Gartner Principal research analyst Lillian Tay told The Reg that Intel’s growing number of facilities in Asia points to a company that wants to cater to the needs of the local market. “This is important as it’s adding a different perspective to what it used to have and new ways of doing things. It’s also getting closer to its Asian partners and giving them the opportunity to get more involved and innovate in certain areas,” she added.

“It’s still a work in progress, but Intel is going in the right direction.”
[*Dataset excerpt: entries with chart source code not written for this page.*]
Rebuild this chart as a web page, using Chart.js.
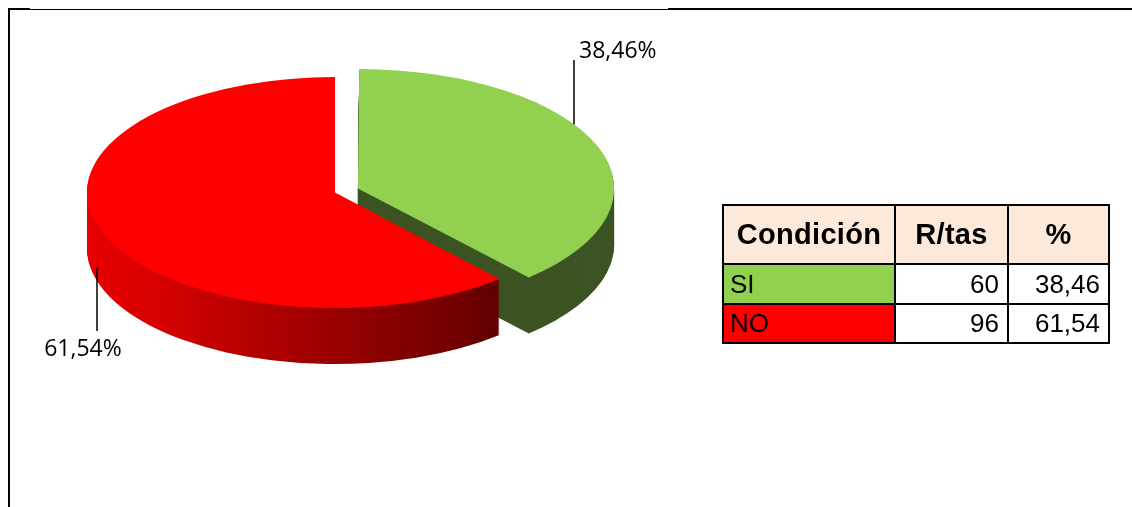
<!DOCTYPE html>
<html>
<head>
<meta charset="utf-8">
<script src="https://cdn.jsdelivr.net/npm/chart.js@4.4.0/dist/chart.umd.min.js"></script>
<style>
	html, body { margin: 0; padding: 0; background: #fff; }
	#wrap { position: relative; width: 1132px; height: 507px; overflow: hidden; background: #fff; }
	#pie { position: absolute; left: 0; top: 0; }
	.rule { position: absolute; background: #000; }
	.cond {
		position: absolute; left: 722px; top: 204px;
		display: grid; grid-template-columns: 172px 113px 101px; grid-template-rows: 59px 40px 39px;
		border-left: 2px solid #000; border-top: 2px solid #000;
		font-family: "Liberation Sans", Arial, sans-serif; color: #000;
	}
	.cond div {
		box-sizing: border-box; border-right: 2px solid #000; border-bottom: 2px solid #000;
		display: flex; align-items: center; white-space: nowrap;
	}
	.cond .hd { background: #fde9d9; font-weight: bold; font-size: 29px; justify-content: center; letter-spacing: 0.3px; }
	.cond .cat { font-size: 26px; padding-left: 6px; }
	.cond .num { font-size: 26px; justify-content: flex-end; padding-right: 8px; background: #fff; }
</style>
</head>
<body>
<div id="wrap">
	<canvas id="pie" width="1132" height="507"></canvas>
	<div class="rule" style="left:8px; top:8px; width:2px; height:499px;"></div>
	<div class="rule" style="left:8px; top:8px; width:22px; height:2px;"></div>
	<div class="rule" style="left:10px; top:9px; width:658px; height:1px;"></div>
	<div class="rule" style="left:668px; top:8px; width:464px; height:2px;"></div>
	<div class="cond" id="tbl"></div>
</div>
<script>
// --- data ----------------------------------------------------------------------
const categories   = ['SI', 'NO'];
const counts       = [60, 96];
const percents     = [38.46, 61.54];
const tableHeaders = ['Condición', 'R/tas', '%'];
const topColors    = ['#92d050', '#fe0000'];
const sideColors   = ['#3c5423', null];   // null -> red gradient

// --- look ----------------------------------------------------------------------
const RADIUS  = 248;      // pie radius before tilt
const TILT    = 0.466;    // vertical squash of the top face
const DEPTH   = 56;       // height of the extruded side
const EXPLODE = [98, 0];  // chart.js offset per slice

function fmtPct(v) { return v.toFixed(2).replace('.', ','); }

function el(tag, attrs, children) {
	const node = document.createElement(tag);
	if (attrs) {
		for (const k in attrs) {
			if (k === 'class')      node.className = attrs[k];
			else if (k === 'text')  node.textContent = attrs[k];
			else if (k === 'style') node.setAttribute('style', attrs[k]);
			else                    node.setAttribute(k, attrs[k]);
		}
	}
	if (children) children.forEach(c => c && node.appendChild(c));
	return node;
}

// --- table ---------------------------------------------------------------------
const tbl = document.getElementById('tbl');
tableHeaders.forEach(h => tbl.appendChild(el('div', { class: 'hd', text: h })));
categories.forEach((c, i) => {
	tbl.appendChild(el('div', { class: 'cat', text: c, style: 'background:' + topColors[i] }));
	tbl.appendChild(el('div', { class: 'num', text: String(counts[i]) }));
	tbl.appendChild(el('div', { class: 'num', text: fmtPct(percents[i]) }));
});

// --- 3d pie plugin ---------------------------------------------------------------
function tilt(ctx, cx, cy) {
	ctx.translate(cx, cy);
	ctx.scale(1, TILT);
	ctx.translate(-cx, -cy);
}

const pie3d = {
	id: 'pie3d',
	beforeDatasetsDraw(chart) {
		const ctx  = chart.ctx;
		const arcs = chart.getDatasetMeta(0).data;
		if (!arcs.length) return;
		const cx = arcs[0].x, cy = arcs[0].y;

		const grad = ctx.createLinearGradient(cx - RADIUS, 0, cx + RADIUS * 0.74, 0);
		grad.addColorStop(0, '#e80000');
		grad.addColorStop(0.15, '#d80000');
		grad.addColorStop(0.5, '#a40000');
		grad.addColorStop(1, '#5c0000');

		for (let d = DEPTH; d >= 1; d--) {
			arcs.forEach((arc, i) => {
				ctx.save();
				ctx.translate(0, d);
				tilt(ctx, cx, cy);
				const side = Object.create(arc);
				side.options = Object.assign({}, arc.options, { backgroundColor: sideColors[i] || grad, borderWidth: 0 });
				arc.draw.call(side, ctx);
				ctx.restore();
			});
		}
		ctx.save();
		tilt(ctx, cx, cy);
	},
	afterDatasetsDraw(chart) {
		chart.ctx.restore();
	}
};

// --- percentage labels with leader lines -----------------------------------------
const labelSpots = [
	{ lineX: 574, lineEnd: 60,  textX: 579, textY: 58,  align: 'left' },
	{ lineX: 97,  lineEnd: 331, textX: 83,  textY: 356, align: 'center' }
];

const pctLabels = {
	id: 'pctLabels',
	afterDraw(chart) {
		const ctx  = chart.ctx;
		const arcs = chart.getDatasetMeta(0).data;
		arcs.forEach((arc, i) => {
			const spot = labelSpots[i];
			const mid  = (arc.startAngle + arc.endAngle) / 2;
			const shift = (EXPLODE[i] / 4) * (1 + 1 - Math.sin(Math.min(Math.PI, arc.circumference)));
			const ox = arc.x + Math.cos(mid) * shift;
			const oy = arc.y + Math.sin(mid) * shift * TILT;
			const dx = (spot.lineX - ox) / arc.outerRadius;
			const h  = arc.outerRadius * TILT * Math.sqrt(Math.max(0, 1 - dx * dx));
			// upper labels meet the top rim, lower ones start inside the side wall
			const edgeY = spot.lineEnd < oy ? oy - h : oy + h + DEPTH * 0.76;

			ctx.save();
			ctx.strokeStyle = '#000';
			ctx.lineWidth = 1.5;
			ctx.beginPath();
			ctx.moveTo(spot.lineX, edgeY);
			ctx.lineTo(spot.lineX, spot.lineEnd);
			ctx.stroke();
			ctx.fillStyle = '#000';
			ctx.font = '23px "Open Sans", "Noto Sans", sans-serif';
			ctx.textAlign = spot.align;
			ctx.textBaseline = 'alphabetic';
			ctx.fillText(fmtPct(percents[i]) + '%', spot.textX, spot.textY);
			ctx.restore();
		});
	}
};

new Chart(document.getElementById('pie'), {
	type: 'pie',
	data: {
		labels: categories,
		datasets: [{
			data: counts,
			backgroundColor: topColors,
			borderWidth: 0,
			offset: EXPLODE,
			clip: false
		}]
	},
	options: {
		responsive: false,
		animation: false,
		events: [],
		radius: RADIUS,
		layout: { padding: { left: 0, right: 462, top: 0, bottom: 122 } },
		plugins: { legend: { display: false }, tooltip: { enabled: false } }
	},
	plugins: [pie3d, pctLabels]
});
</script>
</body>
</html>
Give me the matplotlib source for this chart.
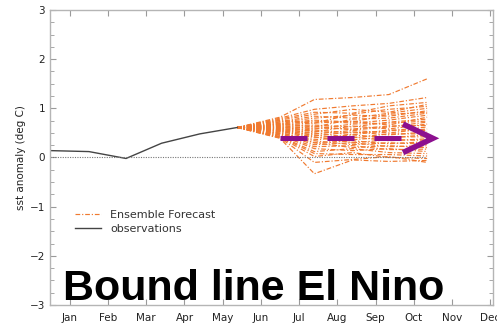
import numpy as np
import matplotlib
matplotlib.use('Agg')
import matplotlib.pyplot as plt
from matplotlib.ticker import MultipleLocator

# month axis
months = ['Jan', 'Feb', 'Mar', 'Apr', 'May', 'Jun',
          'Jul', 'Aug', 'Sep', 'Oct', 'Nov', 'Dec']
month_pos = np.arange(1, 13)

# observed sst anomaly
obs_x = [0.48, 1.5, 2.47, 3.4, 4.4, 5.38]
obs_y = [0.14, 0.12, -0.02, 0.29, 0.48, 0.61]

# ensemble forecast, one row per member, starting at the last observation
ens_x = [5.38, 6.5, 7.4, 8.4, 9.35, 10.35]
ens_start = 0.61
ens_members = [
    [0.82, 1.18, 1.22, 1.28, 1.60],
    [0.80, 0.98, 1.05, 1.10, 1.22],
    [0.78, 0.92, 0.90, 1.05, 1.12],
    [0.76, 0.88, 0.98, 0.92, 1.08],
    [0.75, 0.70, 0.88, 0.98, 1.04],
    [0.73, 0.84, 0.80, 0.90, 1.00],
    [0.72, 0.80, 0.86, 0.84, 0.95],
    [0.70, 0.76, 0.72, 0.88, 0.92],
    [0.69, 0.62, 0.78, 0.80, 0.90],
    [0.68, 0.74, 0.70, 0.76, 0.86],
    [0.67, 0.70, 0.74, 0.66, 0.82],
    [0.66, 0.66, 0.62, 0.72, 0.78],
    [0.65, 0.58, 0.68, 0.70, 0.74],
    [0.64, 0.64, 0.56, 0.62, 0.72],
    [0.63, 0.52, 0.64, 0.58, 0.68],
    [0.62, 0.60, 0.58, 0.64, 0.65],
    [0.61, 0.56, 0.50, 0.54, 0.62],
    [0.60, 0.48, 0.55, 0.50, 0.58],
    [0.59, 0.54, 0.46, 0.56, 0.55],
    [0.58, 0.44, 0.52, 0.46, 0.52],
    [0.57, 0.50, 0.40, 0.48, 0.48],
    [0.56, 0.40, 0.46, 0.40, 0.46],
    [0.55, 0.46, 0.36, 0.42, 0.42],
    [0.54, 0.36, 0.42, 0.34, 0.38],
    [0.53, 0.42, 0.30, 0.36, 0.35],
    [0.52, 0.30, 0.34, 0.28, 0.32],
    [0.50, 0.34, 0.26, 0.30, 0.27],
    [0.49, 0.26, 0.30, 0.22, 0.24],
    [0.48, 0.30, 0.20, 0.24, 0.20],
    [0.46, 0.22, 0.24, 0.16, 0.17],
    [0.45, 0.18, 0.14, 0.18, 0.12],
    [0.43, 0.12, 0.18, 0.10, 0.08],
    [0.42, 0.08, 0.06, 0.06, 0.03],
    [0.41, 0.02, 0.10, 0.00, -0.02],
    [0.40, -0.10, -0.04, 0.02, -0.10],
    [0.39, -0.33, -0.05, -0.08, -0.06],
]

# purple annotation arrow (dashed shaft + chevron head)
arrow_shaft_x = [6.5, 9.66]
arrow_level = 0.39
arrow_head_x = [9.72, 10.5, 9.72]
arrow_head_y = [0.68, 0.39, 0.10]

orange = '#f07a30'
purple = '#8c0f8f'
grey = '#9a9a9a'

fig = plt.figure(figsize=(4.97, 3.26), dpi=100)
ax = fig.add_axes([0.1006, 0.0644, 0.891, 0.905])

for i, m in enumerate(ens_members):
    ax.plot(ens_x, [ens_start] + m, color=orange, lw=0.85,
            linestyle=(0, (4, 1.6, 1, 1.6)),
            label='Ensemble Forecast' if i == 0 else None)

ax.plot(obs_x, obs_y, color='#444444', lw=1.0, label='observations')
ax.plot([0.48, 10.3], [0, 0], color='#777777', lw=0.8, linestyle=(0, (1, 1.2)))

ax.plot(arrow_shaft_x, [arrow_level, arrow_level], color=purple, lw=3.6,
        linestyle=(0, (5.4, 4)), solid_capstyle='butt', dash_capstyle='butt')
ax.plot(arrow_head_x, arrow_head_y, color=purple, lw=4.0,
        solid_joinstyle='miter', solid_capstyle='butt')

ax.set_xlim(0.48, 12.07)
ax.set_ylim(-3, 3)
ax.set_xticks(month_pos)
ax.set_xticklabels(months)
ax.yaxis.set_major_locator(MultipleLocator(1))
ax.yaxis.set_minor_locator(MultipleLocator(0.25))
ax.tick_params(axis='both', which='both', direction='in', color=grey,
               labelsize=7.5, labelcolor='#222222', top=True, right=True)
ax.tick_params(axis='both', which='major', length=4)
ax.tick_params(axis='y', which='minor', length=3)
ax.tick_params(axis='x', pad=6)
for s in ax.spines.values():
    s.set_color('#b5b5b5')
    s.set_linewidth(1.0)

ax.set_ylabel('sst anomaly (deg C)', fontsize=7.5, color='#222222', labelpad=3)

leg = ax.legend(loc='upper left', bbox_to_anchor=(0.035, 0.355), frameon=False,
                fontsize=8, handlelength=2.3, labelspacing=0.3,
                handletextpad=0.8)
for t in leg.get_texts():
    t.set_color('#333333')

fig.text(63 / 497, 26 / 326, 'Bound line El Nino', fontsize=31,
         fontweight='bold', family='Liberation Sans', color='black',
         va='baseline', ha='left')

fig.savefig('out.png', dpi=100)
Asia is not only a region where the most of the world’s technology consumers now live, but also one where a large percentage of its kit is made, thanks to the dominance of Taiwan’s big name OEM/ODMs and China as a low cost manufacturing base. Put in these terms, the Asian pivot begins to make even more sense.

“China has become one of the largest markets for PC and mobile devices. The closer Intel's facilities are to the supply chain in the market, the lower its TCO will be,” Forrester’s Charlie Dai told El Reg.

All under one roof

Today Intel's Penang site houses manufacturing, design and development facilities and is the company's largest offshore shared services site for back office work. It also serves as a hub for other Asian sites, where staff come to train, according to Martin.

Product development, testing, design, software, even mask production – everything is done on site according to the Integrated Device Manufacturer (IDM) model, he said. Putting all of these capabilities under one roof makes for more agile supply chain processes and the ability to produce and deliver products faster than before.

It’s not all been plain sailing though. As The Reg reported back in 2009, Chipzilla was forced to shutter two older assembly test facilities in Penang “in order to align manufacturing capacity with market conditions” at the time. Today, however, the pivot to Asia has coincided with Intel's push into mobile computing.

“The PC is not dead but that alone isn’t enough – Intel needs to get into mobile devices. In the manufacturing world this means a wider portfolio of packages that we need to assemble and test,” explained Martin.

“Twenty years ago, there were one or two package types which were simple to build, but today … form factors are getting thinner and smaller so it’s a huge challenge to assemble them without destroying parts. Then you need to test hundreds of millions of transistors by writing test programs to test every node. If a part fails we need to know why so we have sophisticated failure analysis tools to understand that at a transistor level and feed back to designers to generate a new product.”